GUBU
An Irish woman's social, political and domestic commentary
Tuesday, October 11, 2005  

Loyalist violence

Here's part one of an excellent essay on the reasons behind loyalist violence in the North. I used to try and rationalise their failure to progress politically on a number of grounds, for instance, that their might feel justified in feeling that Sinn Fein were conning everyone. But when they started attacking the Chinese, I thought, to hell with them. The Chinese are such a hard working, polite, modest people, that anyone who starts hunting them out of their homes must be a complete degenerate.

My Belfast born husband says its quite simple. When he was growing up, the working class Unionists saw certain professions as their's by right. The RUC for example was a safe option. Harland&Wolfe, all the traditional industries. In his Queen's graduating class, the few Catholics went abroad for jobs; all the Prods walked into establishment firms in Belfast. So now, they don't want equality at all. They cannot understand why people that they consider to be their inferiors are "taking their jobs" - the PSNI is just the last straw. The older industries have closed down and the professions have opened up to Catholics. They are simply incandescent with rage that while the working classes unionists may have had little, at least they had more than the catholics. Now they still have little and the Catholics are getting ahead. They are just inarticulate with outrage. They will just have to learn to get educated and earn jobs rather than get them as of right.

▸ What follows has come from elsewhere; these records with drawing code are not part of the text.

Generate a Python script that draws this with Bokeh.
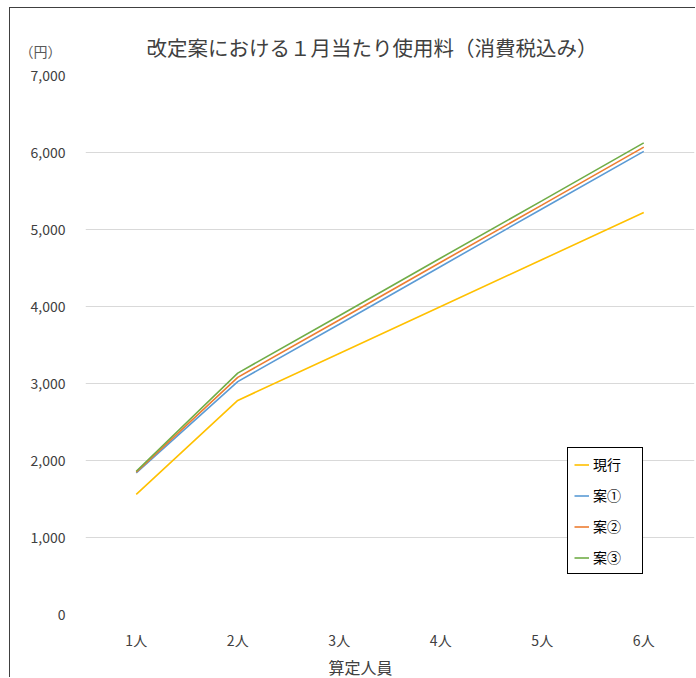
from bokeh.plotting import figure
from bokeh.models import FactorRange, Range1d, Label, Legend, LegendItem, NumeralTickFormatter, FixedTicker, Title
from bokeh.embed import file_html
from bokeh.resources import INLINE

categories = ["1人", "2人", "3人", "4人", "5人", "6人"]
genko = [1560, 2780, 3390, 4000, 4610, 5220]
an1 = [1840, 3025, 3770, 4520, 5270, 6015]
an2 = [1850, 3080, 3825, 4575, 5320, 6070]
an3 = [1860, 3135, 3880, 4630, 5375, 6125]
series_names = ["現行", "案①", "案②", "案③"]
y_ticks = [0, 1000, 2000, 3000, 4000, 5000, 6000, 7000]
title_text = "改定案における１月当たり使用料（消費税込み）"
unit_text = "（円）"
x_label_text = "算定人員"

FONT = "Noto Sans CJK JP"
TXT = "#404040"

p = figure(x_range=FactorRange(*categories, range_padding=0),
           y_range=Range1d(0, 7000),
           width=686, height=670, output_backend="svg", toolbar_location=None,
           min_border_left=75, min_border_right=2, min_border_top=67, min_border_bottom=63)
p.styles = {"border-left": "1px solid #404040", "border-top": "1px solid #404040",
            "margin-left": "9px", "margin-top": "7px"}
p.outline_line_color = None
p.background_fill_color = "white"
p.border_fill_color = "white"

colors = ["#FFC000", "#5B9BD5", "#ED7D31", "#70AD47"]
renderers = []
for vals, c in zip([genko, an1, an2, an3], colors):
    r = p.line(categories, vals, line_color=c, line_width=1.6)
    renderers.append(r)

# axes
p.xaxis.axis_line_color = None
p.yaxis.axis_line_color = None
p.xaxis.major_tick_line_color = None
p.yaxis.major_tick_line_color = None
p.xaxis.minor_tick_line_color = None
p.yaxis.minor_tick_line_color = None
p.yaxis.ticker = FixedTicker(ticks=y_ticks)
p.yaxis.formatter = NumeralTickFormatter(format="0,0")
p.yaxis.major_label_text_font = FONT
p.yaxis.major_label_text_font_size = "14px"
p.yaxis.major_label_text_color = TXT
p.yaxis.major_label_standoff = 14
p.xaxis.major_label_text_font = FONT
p.xaxis.major_label_text_font_size = "14px"
p.xaxis.major_label_text_color = TXT
p.xaxis.major_label_standoff = 9

p.xgrid.grid_line_color = None
p.ygrid.grid_line_color = "#D9D9D9"
p.ygrid.grid_line_width = 1

# title
p.title.text = title_text
p.title.text_font = FONT
p.title.text_font_size = "20.5px"
p.title.text_font_style = "normal"
p.title.text_color = TXT
p.title.align = "left"
p.title.offset = 61
p.title.standoff = -13

# unit label (above panel)
p.add_layout(Label(x=-66, y=25, x_units="screen", y_units="screen", text=unit_text,
                   text_font=FONT, text_font_size="14px", text_color="#595959",
                   text_baseline="middle", text_align="left"), "above")

# x label
p.add_layout(Title(text=x_label_text, text_font=FONT, text_font_size="16px",
                   text_font_style="normal", text_color=TXT, align="left", offset=243,
                   standoff=0), "below")

legend = Legend(items=[LegendItem(label=n, renderers=[r]) for n, r in zip(series_names, renderers)],
                location=(482, 40), orientation="vertical",
                border_line_color="black", border_line_width=1, border_line_alpha=1,
                background_fill_color="white", background_fill_alpha=1,
                padding=6, margin=0, spacing=11, glyph_width=15, glyph_height=17,
                label_height=17, label_width=43, label_standoff=4,
                label_text_font=FONT, label_text_font_size="14px", label_text_color="black")
p.add_layout(legend)

open("out.html", "w").write(file_html(p, INLINE))
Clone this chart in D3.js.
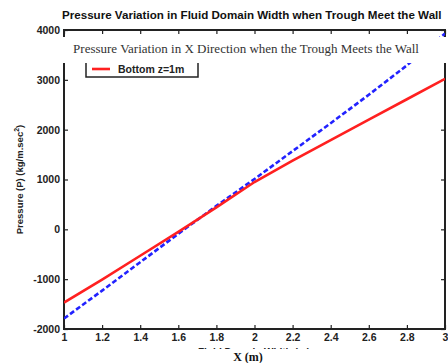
<!DOCTYPE html>
<html>
<head>
<meta charset="utf-8">
<script src="https://cdn.jsdelivr.net/npm/d3@7"></script>
<style>
  body { margin: 0; background: #fff; }
  svg { display: block; font-family: "Liberation Sans", Arial, sans-serif; }
</style>
</head>
<body>
<svg></svg>
<script>
const width = 448;
const height = 363;

// data
const xValues = [1, 1.2, 1.4, 1.6, 1.8, 2.0, 2.2, 2.4, 2.6, 2.8, 3.0];
const bottomValues = [-1470, -1010, -530, -50, 440, 950, 1380, 1790, 2200, 2610, 3020];
const otherValues = [-1790, -1230, -660, -90, 470, 1010, 1570, 2130, 2700, 3290, 3930];
const xTicks = [1, 1.2, 1.4, 1.6, 1.8, 2, 2.2, 2.4, 2.6, 2.8, 3];
const yTicks = [-2000, -1000, 0, 1000, 2000, 3000, 4000];
const legendLabel = "Bottom z=1m";

const margin = { top: 30, right: 3, bottom: 34, left: 64 };

const svg = d3.select("svg")
    .attr("width", width)
    .attr("height", height);

const x = d3.scaleLinear().domain([1, 3]).range([margin.left, width - margin.right]);
const y = d3.scaleLinear().domain([-2000, 4000]).range([height - margin.bottom, margin.top]);

svg.append("clipPath").attr("id", "plot")
  .append("rect")
    .attr("x", x(1)).attr("y", y(4000))
    .attr("width", x(3) - x(1)).attr("height", y(-2000) - y(4000));

// title
svg.append("text")
    .attr("x", 62).attr("y", 19)
    .attr("font-size", 11.6).attr("font-weight", "bold")
    .attr("fill", "#111")
    .text("Pressure Variation in Fluid Domain Width when Trough Meet the Wall");

// axes (ticks pointing inward)
const fmt = d => String(d);
svg.append("g")
    .attr("transform", `translate(0,${y(-2000)})`)
    .call(d3.axisBottom(x).tickValues(xTicks).tickFormat(fmt).tickSizeInner(-4).tickSizeOuter(0).tickPadding(5))
    .call(g => g.select(".domain").remove());
svg.append("g")
    .attr("transform", `translate(0,${y(4000)})`)
    .call(d3.axisTop(x).tickValues(xTicks).tickFormat("").tickSizeInner(-4).tickSizeOuter(0))
    .call(g => g.select(".domain").remove());
svg.append("g")
    .attr("transform", `translate(${x(1)},0)`)
    .call(d3.axisLeft(y).tickValues(yTicks).tickFormat(fmt).tickSizeInner(-4).tickSizeOuter(0).tickPadding(4))
    .call(g => g.select(".domain").remove());
svg.append("g")
    .attr("transform", `translate(${x(3)},0)`)
    .call(d3.axisRight(y).tickValues(yTicks).tickFormat("").tickSizeInner(-4).tickSizeOuter(0))
    .call(g => g.select(".domain").remove());

svg.selectAll(".tick line").attr("stroke", "#222").attr("stroke-width", 1.2);
svg.selectAll(".tick text")
    .attr("font-size", 10.5).attr("font-weight", "bold")
    .attr("font-family", "'Liberation Sans', Arial, sans-serif")
    .attr("fill", "#222");

// frame
svg.append("rect")
    .attr("x", x(1)).attr("y", y(4000))
    .attr("width", x(3) - x(1)).attr("height", y(-2000) - y(4000))
    .attr("fill", "none").attr("stroke", "#222").attr("stroke-width", 2);

// lines
const line = vals => d3.line().x((d, i) => x(xValues[i])).y(d => y(d))(vals);

svg.append("path")
    .attr("clip-path", "url(#plot)")
    .attr("d", line(otherValues))
    .attr("fill", "none").attr("stroke", "#2222ff")
    .attr("stroke-width", 2.6).attr("stroke-dasharray", "5,2.5");

svg.append("path")
    .attr("clip-path", "url(#plot)")
    .attr("d", line(bottomValues))
    .attr("fill", "none").attr("stroke", "#ff2020")
    .attr("stroke-width", 2.6);

// legend
const legend = svg.append("g").attr("transform", "translate(86,52)");
legend.append("rect")
    .attr("width", 112).attr("height", 25)
    .attr("fill", "#fff").attr("stroke", "#222").attr("stroke-width", 1.5);
legend.append("line")
    .attr("x1", 6).attr("x2", 24).attr("y1", 17).attr("y2", 17)
    .attr("stroke", "#ff2020").attr("stroke-width", 2.6);
legend.append("text")
    .attr("x", 32).attr("y", 21)
    .attr("font-size", 10.5).attr("font-weight", "bold").attr("fill", "#222")
    .text(legendLabel);

// y label
svg.append("text")
    .attr("transform", `translate(23,${(y(4000) + y(-2000)) / 2}) rotate(-90)`)
    .attr("text-anchor", "middle")
    .attr("font-size", 9.5).attr("font-weight", "bold").attr("fill", "#222")
    .call(t => {
        t.append("tspan").text("Pressure  (P) (kg/m.sec");
        t.append("tspan").attr("font-size", 7).attr("dy", -4).text("2");
        t.append("tspan").attr("dy", 4).text(")");
    });

// original x label, mostly hidden by the pasted caption
svg.append("text")
    .attr("x", 254).attr("y", 356)
    .attr("text-anchor", "middle")
    .attr("font-size", 10).attr("font-weight", "bold").attr("fill", "#222")
    .text("Fluid Domain Width (m)");
svg.append("rect")
    .attr("x", 150).attr("y", 349).attr("width", 200).attr("height", 14)
    .attr("fill", "#fff");
svg.append("text")
    .attr("x", 248).attr("y", 361)
    .attr("text-anchor", "middle")
    .attr("font-family", "'Liberation Serif', 'Times New Roman', serif")
    .attr("font-size", 12).attr("font-weight", "bold").attr("fill", "#111")
    .text("X (m)");

// pasted caption over the top of the plot
svg.append("rect")
    .attr("x", 60).attr("y", 37).attr("width", 388).attr("height", 26)
    .attr("fill", "#fff");
svg.append("text")
    .attr("x", 246).attr("y", 53)
    .attr("text-anchor", "middle")
    .attr("font-family", "'Liberation Serif', 'Times New Roman', serif")
    .attr("font-size", 13).attr("fill", "#333")
    .text("Pressure Variation in X Direction when the Trough Meets the Wall");
</script>
</body>
</html>
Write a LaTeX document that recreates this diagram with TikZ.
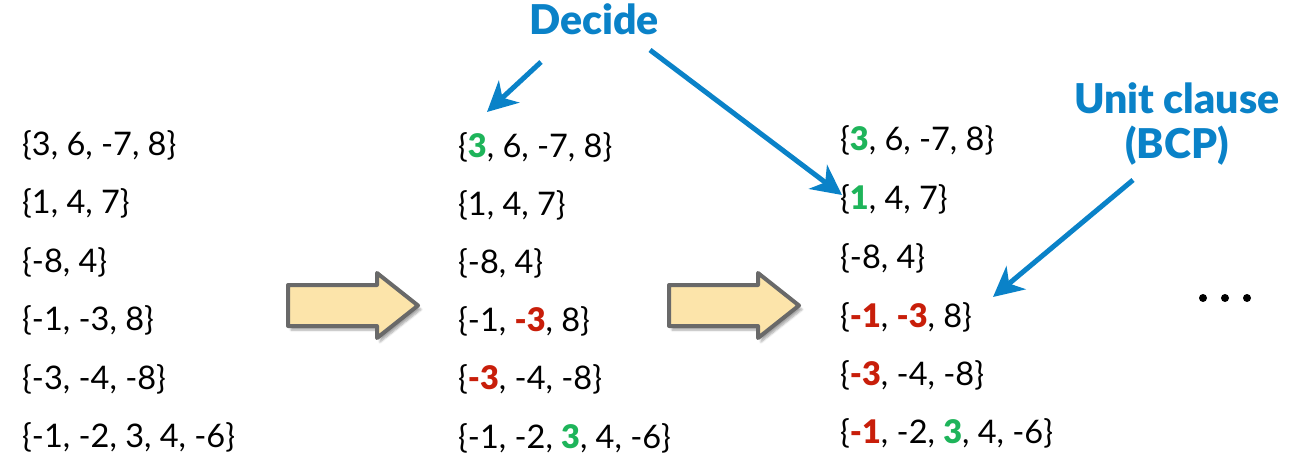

Thanks to P. for the link. Here's some great quotes:

"Belfast, its youth and its working class had a great deal in common with similar cities “across the water”. Many of its characteristic features were shared with English, Scottish and Welsh industrial centres. It was intensely localised, with social networks and loyalties focused on very small, usually densely inhabited urban neighbourhoods.

It was often seen as an anti-educational culture: even more so than was the norm for English or Scottish working-class communities reliant on heavy industry; where the expected post-school route was not to social mobility via education, but to a secure position within the community through apprenticeship in a skilled manual trade."

posted by Sarah | 11:42 1 comments
Comments:
There's been a good deal of bull written by Myers & Co. trying to blame the example of the IRA for the recent Orange Order/Loyalist violence.

As the Colonel surely knows well, there is form for the recent rioting in the Ulster Workers Strike in the '70s (as well as others), which puts a rather large question mark over his motivations in advancing this argument.